At what point are casual fans expected to compromise?

Why can a casual player not use assists?

Why can an arcade fan not select an arcade ruleset?

Why must the realistic/sim audience always sacrifice the depth it wants in order to protect players who may not even remain with the game long-term?

A player who purchases a boxing game for a few weeks should not automatically have greater influence than someone who has supported boxing and boxing games for decades.

Sales matter, but commitment also matters.

Who Gets to Decide What Is Fun?

Developers, publishers, content creators, casual fans, competitive players, boxers, trainers, and hardcore fans may all define fun differently.

No single group should be allowed to define it for everyone.

“Fun” should not be used as a conversation-ending word.

Whenever someone says a realistic feature would not be fun, the next question should be:

Not fun for whom?

Would realistic footwork be unfun for boxing students who enjoy positioning?

Would a deeper career mode be unfun for management fans?

Would CPU-versus-CPU be unfun for universe builders and content creators?

Would authentic judging be unfun for players who enjoy close decisions and strategic uncertainty?

Would boxer individuality be unfun for fans who want Sugar Ray Leonard, George Foreman, Muhammad Ali, Pernell Whitaker, Marvin Hagler, Roberto Durán, and Floyd Mayweather Jr. to feel fundamentally different?

The word “fun” is meaningless without identifying the audience.

What one player sees as complexity, another sees as depth.

What one player sees as slow pacing, another sees as tactical tension.

What one player sees as imbalance, another sees as boxer authenticity.

What one player sees as frustrating, another sees as a challenge worth mastering.

Boxing Fans Should Matter in a Boxing Game

A boxing videogame should welcome casual players. It should introduce new audiences to the sport. It should provide accessibility options and multiple ways to play.

However, it should never treat boxing knowledge as a problem that needs to be designed around.

Hardcore boxing fans should not be mocked, ignored, or dismissed for wanting the sport represented with greater detail.

They are not asking developers to remove fun.

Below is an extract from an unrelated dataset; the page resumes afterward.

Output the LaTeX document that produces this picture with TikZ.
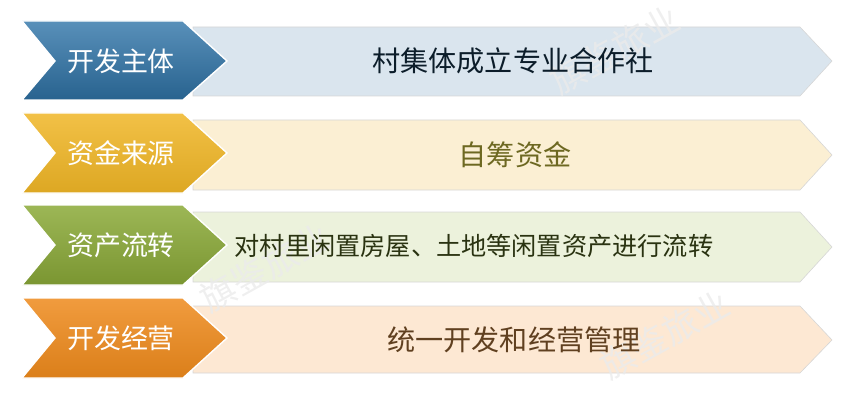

They are asking developers to recognize that their version of fun also matters.

The casual audience can help a game launch.

The hardcore audience can help a game develop an identity, build credibility, improve through informed feedback, and remain relevant for years.

A successful boxing game should respect both.

It should not force boxing fans to accept an arcade fighting game wearing boxing gloves.

It should build a genuine boxing foundation, then use settings, assists, sliders, modes, and customization to welcome everyone else.

That is what real accessibility looks like.

Not choosing casual fans over hardcore fans.

Not allowing arcade fighting-game fans to speak for the entire community.

Not using “fun” as an excuse to remove strategy, realism, and depth.

The real goal should be a boxing game where different audiences can find their own version of fun without taking it away from somebody else.

Because casual fans do not own fun.

Arcade fans do not own fun.

Competitive players do not own fun.

Hardcore fans do not own fun either.

But every one of those audiences deserves a meaningful seat at the table.

And in a boxing videogame, actual boxing fans should never be treated like the least important people in the room.